WS: We will be adding additional partners, it’s the phase that the industry’s now getting into, the partnering has been going on for a long time, but it is now getting more and more concrete so there’s a lot of suppliers like us really integrating with other automotive suppliers and a lot of discussions I have here at CES are about that. Then we’ll start to see vehicles hit the road with those maps inside in about 2020-21 which is when most of the automotive manufacturers are asking for delivery. I think we’ll then continue to make that maps richer, more features, refine the experience, all with the goal of making the drive safer and more comfortable.

j-a: What would you say your major competition for mapping is? Would it be HERE the BMW and Daimler joint venture? Why do they feel the need to have their own mapping technology?

WS: That’s what you should ask them! I don’t know what their exact motivation is, I just read what I read in the press, they were afraid that they would become dependent on Google, that’s one of the arguments that they use in the press. They said Google would have bought HERE, or Apple or one of the other Silicon Valley guys.

j-a: So it seems to me there’s much duplication of effort and if one of the drivers for autonomous is the elimination of road traffic accidents wouldn’t it be better if everybody joined together and shared all the data? 

WS: I agree. 

j-a: Do you think that will happen in the future or are there too many commercial sensibilities?

WS: It won’t be perfect but we are moving in that direction. I think that there will be more open standards, there will be more sharing.

j-a: Earlier on you said some of your information is crowd-sourced, so how many sources of information do you have on the road at the moment that are contributing to your mapping and how many do you see in five years time?

For change detection we already have more than 550 million devices contributing GPS information anonymously to us…we are so accurate picking up roadworks that the same governments that plan these roadworks come to us and ask “where do we have roadworks?”

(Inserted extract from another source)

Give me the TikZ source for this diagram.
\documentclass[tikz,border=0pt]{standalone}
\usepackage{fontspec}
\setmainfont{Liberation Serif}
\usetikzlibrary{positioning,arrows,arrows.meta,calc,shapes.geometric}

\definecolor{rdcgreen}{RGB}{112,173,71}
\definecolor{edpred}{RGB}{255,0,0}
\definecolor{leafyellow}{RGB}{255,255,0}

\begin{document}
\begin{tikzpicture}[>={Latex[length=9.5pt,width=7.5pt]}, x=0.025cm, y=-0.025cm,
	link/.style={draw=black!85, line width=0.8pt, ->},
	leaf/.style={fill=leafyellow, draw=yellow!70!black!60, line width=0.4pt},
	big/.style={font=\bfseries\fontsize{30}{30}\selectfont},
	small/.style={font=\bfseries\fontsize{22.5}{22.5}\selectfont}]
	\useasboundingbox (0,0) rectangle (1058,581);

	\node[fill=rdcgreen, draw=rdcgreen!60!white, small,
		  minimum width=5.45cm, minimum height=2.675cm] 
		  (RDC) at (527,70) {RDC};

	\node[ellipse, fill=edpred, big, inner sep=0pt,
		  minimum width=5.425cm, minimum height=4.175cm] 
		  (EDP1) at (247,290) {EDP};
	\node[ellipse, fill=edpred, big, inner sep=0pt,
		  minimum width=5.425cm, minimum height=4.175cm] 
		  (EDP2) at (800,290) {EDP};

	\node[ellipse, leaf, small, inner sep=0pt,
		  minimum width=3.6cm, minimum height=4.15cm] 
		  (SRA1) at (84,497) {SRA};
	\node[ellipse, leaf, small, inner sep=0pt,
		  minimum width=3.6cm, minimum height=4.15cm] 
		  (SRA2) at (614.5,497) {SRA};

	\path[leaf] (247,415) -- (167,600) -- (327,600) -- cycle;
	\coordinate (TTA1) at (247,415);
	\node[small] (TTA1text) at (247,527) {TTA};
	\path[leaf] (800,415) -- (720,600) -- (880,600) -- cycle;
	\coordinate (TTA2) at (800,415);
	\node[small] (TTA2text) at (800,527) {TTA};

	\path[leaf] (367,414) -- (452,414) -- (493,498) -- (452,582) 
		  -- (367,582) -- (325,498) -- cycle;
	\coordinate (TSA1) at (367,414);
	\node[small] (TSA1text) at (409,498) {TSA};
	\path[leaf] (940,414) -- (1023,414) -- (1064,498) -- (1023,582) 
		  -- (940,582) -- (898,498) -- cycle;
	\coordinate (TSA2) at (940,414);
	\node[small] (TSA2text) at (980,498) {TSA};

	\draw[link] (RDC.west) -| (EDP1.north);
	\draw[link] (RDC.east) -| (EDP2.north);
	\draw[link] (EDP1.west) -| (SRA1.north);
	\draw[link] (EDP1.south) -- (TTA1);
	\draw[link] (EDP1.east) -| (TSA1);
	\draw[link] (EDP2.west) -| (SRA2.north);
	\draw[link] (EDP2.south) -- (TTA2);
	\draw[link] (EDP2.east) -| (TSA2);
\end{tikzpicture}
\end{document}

WS: We have crowd sources and survey vehicles and at the moment survey vehicles are the main source, crowd sources is small but growing. Over time it will become a much larger part of the mix. You do crowd sourcing for two purposes, the minimum purpose is change detection. Which is super valuable. So you find where a crossing has become a roundabout for example. We only know that that has happened, the data that you have is not good enough to actually update the map, but now we know we can send a survey vehicle. For change detection we already have more than 550 million devices contributing GPS information anonymously to us. This information is even to the point that we can pick up roadworks and we are so accurate that governments come to us, the same governments that plan these roadworks, and they ask us, “where do we have roadworks?” I’m not kidding!

The number of devices we have reporting information will only grow as more and more cars get connected and some of those 550 million are smart phones used in a car, which is also still growing. The data we get is not limited to TomTom only devices. There are apps on mobile phones from which we get data, we have telematics units or a fleet management units – those guys contribute data. Some of the data we actually buy as there are competing telematics companies that also sell this data. It’s a whole mix of sources.